Are Breast Cancer Deaths Declining Among Black Women? Yes, and Here’s Why


Although Black women have a higher rate of getting breast cancer before age 45 and are more likely to die from breast cancer at every age, a study from the U.S. Centers For Disease Control (CDC) has revealed that breast cancer deaths for this demographic are finally going down.

Closing the racial gap

There has always been a racial gap when it comes to death rates due to breast cancer among white and black women. The good news is that mortality rates due to breast cancer are on the decline — for black women as well as white women. This may mean that the racial gap is closing. According to the CDC, breast cancer incidence is about the same now for women of both races, and deaths from breast cancer are going down among both black and white women, especially among younger black women.

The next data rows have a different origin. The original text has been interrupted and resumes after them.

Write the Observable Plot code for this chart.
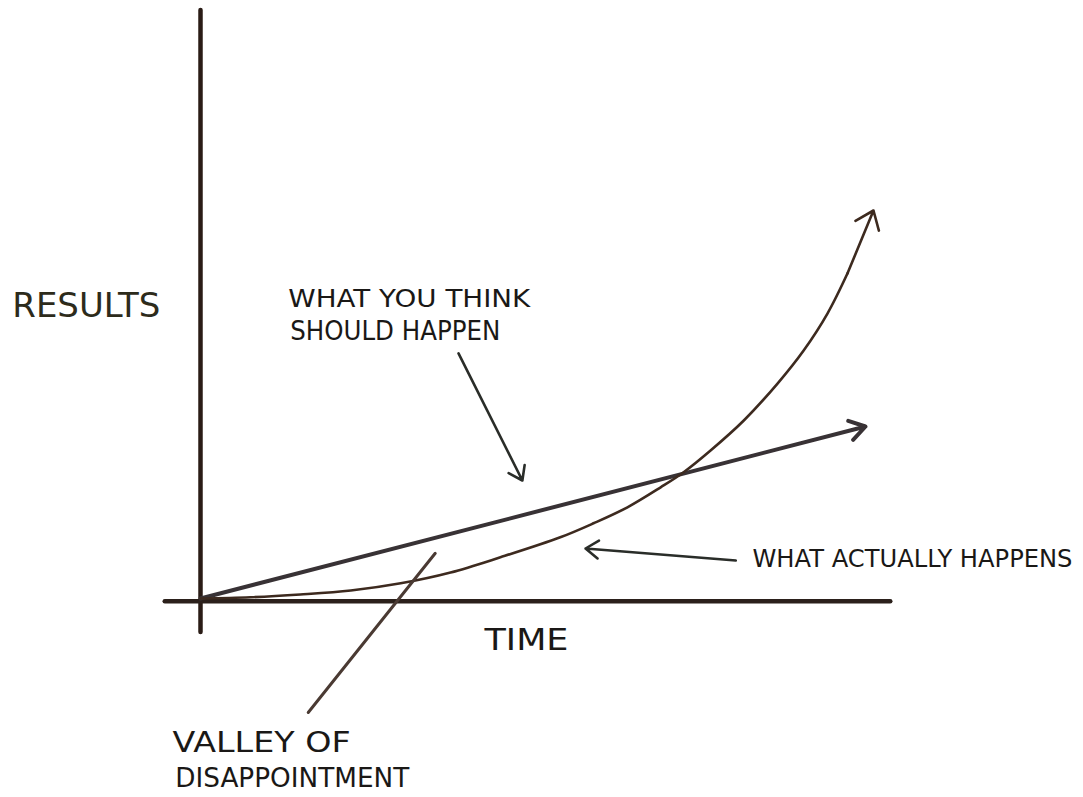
<!DOCTYPE html>
<html>
<head>
<meta charset="utf-8">
<script src="https://cdn.jsdelivr.net/npm/d3@7"></script>
<script src="https://cdn.jsdelivr.net/npm/@observablehq/plot@0.6"></script>
<style>
  html, body { margin: 0; padding: 0; background: #ffffff; }
  #chart svg { display: block; }
</style>
</head>
<body>
<div id="chart"></div>
<script>
// ---- data (time / results units) ----
const actualTime    = [0, 0.75, 1.5, 2.26, 3.01, 3.76, 4.51, 5.41, 5.91, 6.42, 6.92, 7.26, 7.67, 8.17, 8.68, 9.07, 9.43, 9.73, 9.98, 10.12];
const actualResults = [0.05, 0.08, 0.15, 0.25, 0.43, 0.7, 1.08, 1.58, 1.93, 2.33, 2.83, 3.2, 3.75, 4.5, 5.43, 6.25, 7.18, 8.18, 9.08, 9.75];
const expectedTime    = [0, 10];
const expectedResults = [0.05, 4.35];

// annotation labels
const labelText = ["RESULTS", "TIME", "WHAT YOU THINK", "SHOULD HAPPEN", "WHAT ACTUALLY HAPPENS", "VALLEY OF", "DISAPPOINTMENT"];
const labelX    = [-2.83, 4.27, 1.32, 1.35, 8.30, -0.42, -0.38];
const labelY    = [7.35, -1.0, 7.53, 6.71, 1.02, -3.56, -4.45];

// pointer lines (from label to curve)
const pointerX1 = [3.88, 8.05];
const pointerY1 = [6.18, 1.0];
const pointerX2 = [4.84, 5.79];
const pointerY2 = [3.0, 1.3];
const valleyX = [3.53, 1.62];
const valleyY = [1.18, -2.8];

// ---- build tables ----
const actual = actualTime.map((t, i) => ({t, r: actualResults[i]}));
const n = actual.length;
const labels = labelText.map((text, i) => ({text, x: labelX[i], y: labelY[i]}));
const pointers = pointerX1.map((x1, i) => ({x1, y1: pointerY1[i], x2: pointerX2[i], y2: pointerY2[i]}));
const valley = valleyX.map((x, i) => ({x, y: valleyY[i]}));

// label styling (font size, target width in px, colour)
const labelSize  = [33, 30, 25, 26, 24, 29, 26];
const labelWidth = [148, 84, 242, 210, 320, 178, 234];
const labelColor = ["#2d2b1b", "#1a1816", "#1a1816", "#1a1816", "#1a1816", "#1a1816", "#1a1816"];

const plot = Plot.plot({
  width: 1083,
  height: 797,
  marginLeft: 200,
  marginRight: 218,
  marginTop: 200,
  marginBottom: 197,
  x: {domain: [0, 10], axis: null},
  y: {domain: [0, 10], axis: null},
  style: {background: "#ffffff"},
  marks: [
    // axes
    Plot.ruleX([0], {y1: -0.8, y2: 14.75, stroke: "#2a1c16", strokeWidth: 4.5, strokeLinecap: "round"}),
    Plot.ruleY([0], {x1: -0.53, x2: 10.38, y: () => -0.02, stroke: "#2b201b", strokeWidth: 4.5, strokeLinecap: "round"}),
    // what you think should happen
    Plot.arrow([0], {x1: () => expectedTime[0], y1: () => expectedResults[0], x2: () => expectedTime[1], y2: () => expectedResults[1],
      stroke: "#383235", strokeWidth: 4, headLength: 6.8, headAngle: 65, strokeLinecap: "round"}),
    // what actually happens (curve, finished by an arrow on its last stretch)
    Plot.line(actual.slice(0, n - 2), {x: "t", y: "r", curve: "catmull-rom", stroke: "#3d2a1f", strokeWidth: 2.6, strokeLinecap: "round"}),
    Plot.arrow([0], {x1: () => actual[n - 3].t, y1: () => actual[n - 3].r, x2: () => actual[n - 1].t, y2: () => actual[n - 1].r,
      stroke: "#3d2a1f", strokeWidth: 2.6, headLength: 12, headAngle: 75, strokeLinecap: "round"}),
    // valley of disappointment pointer
    Plot.line(valley, {x: "x", y: "y", stroke: "#4a3a33", strokeWidth: 3, strokeLinecap: "round"}),
    // pointers from labels
    Plot.arrow(pointers, {x1: "x1", y1: "y1", x2: "x2", y2: "y2", stroke: "#2a2d29", strokeWidth: 2.6, headLength: 9, headAngle: 70, strokeLinecap: "round"}),
    // labels
    Plot.text(labels, {x: "x", y: "y", text: "text", textAnchor: "start", fontSize: (d, i) => labelSize[i],
      fill: (d, i) => labelColor[i], fontFamily: "DejaVu Sans, sans-serif"})
  ]
});

// fit each handwritten-style label to the width it takes in the sketch
d3.select(plot).selectAll('g[aria-label="text"] text').each(function(d, i) {
  const idx = +d;
  const k = Number.isFinite(idx) ? idx : i;
  d3.select(this).attr("textLength", labelWidth[k]).attr("lengthAdjust", "spacingAndGlyphs");
});

document.getElementById("chart").appendChild(plot);
</script>
</body>
</html>
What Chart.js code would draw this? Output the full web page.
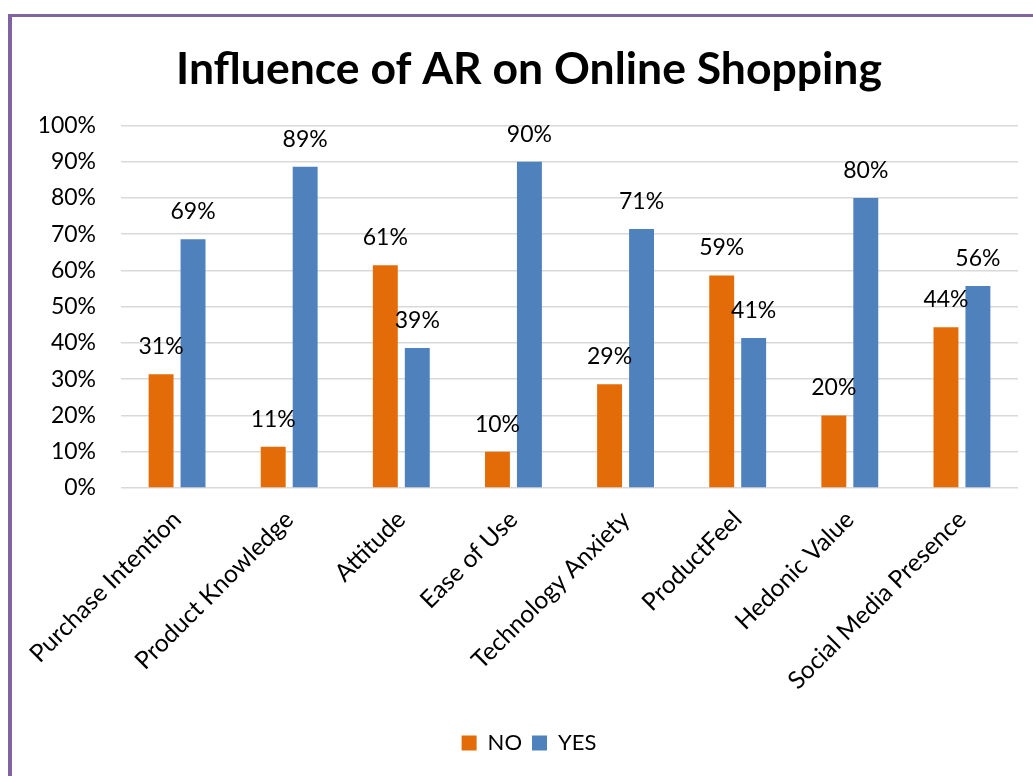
<!DOCTYPE html>
<html>
<head>
  <title>Influence of AR on Online Shopping</title>
  <script src="https://cdn.jsdelivr.net/npm/chart.js"></script>
  <style>
    body { margin: 0; background: #fff; overflow: hidden; }
    #frame {
      position: absolute; left: 8px; top: 14px; width: 1100px; height: 800px;
      border-top: 3px solid #8064a2; border-left: 4px solid #8064a2;
    }
    #wrap { position: absolute; left: 0; top: 0; width: 1033px; height: 776px; }
  </style>
</head>
<body>
  <div id="frame"></div>
  <div id="wrap">
    <canvas id="myChart" width="1033" height="776"></canvas>
  </div>

  <script>
    const categories = ['Purchase Intention', 'Product Knowledge', 'Attitude', 'Ease of Use',
      'Technology Anxiety', 'ProductFeel', 'Hedonic Value', 'Social Media Presence'];
    const noValues = [31.4, 11.4, 61.4, 10, 28.6, 58.6, 20, 44.3];
    const yesValues = [68.6, 88.6, 38.6, 90, 71.4, 41.4, 80, 55.7];
    const yTicks = [0, 10, 20, 30, 40, 50, 60, 70, 80, 90, 100];

    const FONT = 'Lato, Carlito, Calibri, sans-serif';

    // percentage labels above each bar
    const barLabels = {
      id: 'barLabels',
      afterDatasetsDraw(chart) {
        const ctx = chart.ctx;
        ctx.save();
        ctx.font = '23px ' + FONT;
        ctx.fillStyle = '#000';
        ctx.textAlign = 'center';
        ctx.textBaseline = 'bottom';
        chart.data.datasets.forEach((ds, i) => {
          chart.getDatasetMeta(i).data.forEach((bar, j) => {
            ctx.fillText(Math.round(ds.data[j]) + '%', bar.x, bar.y - 16);
          });
        });
        ctx.restore();
      }
    };

    const ctx = document.getElementById('myChart').getContext('2d');
    const myChart = new Chart(ctx, {
      type: 'bar',
      data: {
        labels: categories,
        datasets: [
          { label: 'NO', data: noValues, backgroundColor: '#e36c09' },
          { label: 'YES', data: yesValues, backgroundColor: '#4f81bd' }
        ]
      },
      options: {
        responsive: false,
        animation: false,
        datasets: { bar: { categoryPercentage: 0.57, barPercentage: 0.78 } },
        layout: { padding: { top: 27, right: 15, bottom: 12, left: 40 } },
        plugins: {
          title: {
            display: true,
            text: 'Influence of AR on Online Shopping',
            color: '#000',
            font: { family: FONT, size: 44.5, weight: 'bold' },
            padding: { top: 16, bottom: 29 }
          },
          legend: {
            position: 'bottom',
            labels: {
              color: '#000',
              font: { family: FONT, size: 22 },
              boxWidth: 15,
              boxHeight: 15,
              padding: 10
            }
          },
          tooltip: { enabled: false }
        },
        scales: {
          x: {
            grid: { display: false },
            border: { display: false },
            ticks: {
              color: '#000',
              font: { family: FONT, size: 24.5 },
              minRotation: 45,
              maxRotation: 45,
              padding: 9
            },
            afterFit(scale) { scale.height = 234; }
          },
          y: {
            min: 0,
            max: 100,
            afterBuildTicks(scale) { scale.ticks = yTicks.map(v => ({ value: v })); },
            grid: { color: '#d9d9d9', lineWidth: 1.5, drawTicks: false },
            border: { display: false },
            ticks: {
              color: '#000',
              font: { family: FONT, size: 23 },
              padding: 25,
              callback: v => v + '%'
            },
            afterFit(scale) { scale.width = 81; }
          }
        }
      },
      plugins: [barLabels]
    });
  </script>
</body>
</html>
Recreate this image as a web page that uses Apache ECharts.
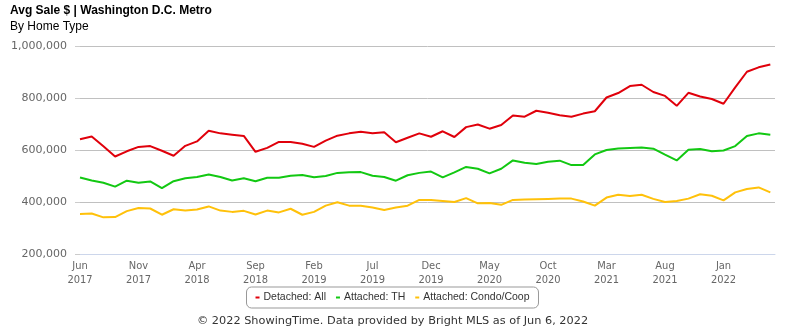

“Even among women ages 60 to 69,  rates dropped 2 percent per year among white women and 1 percent among black women,” according to Dr. Lisa Richardson, director of the division of cancer prevention and control at the CDC.

Early detection making a big difference

Dr. Richardson believes that increased breast cancer education, more cancer screening and better treatment may be valid reasons why the numbers are going down. Early detection is key to producing positive results from treatment of breast cancer.

Although black women still have a higher mortality rate than white women of dying from breast cancer, the latest statistics hold out hope that more and more black and white women can be saved from this potentially deadly disease.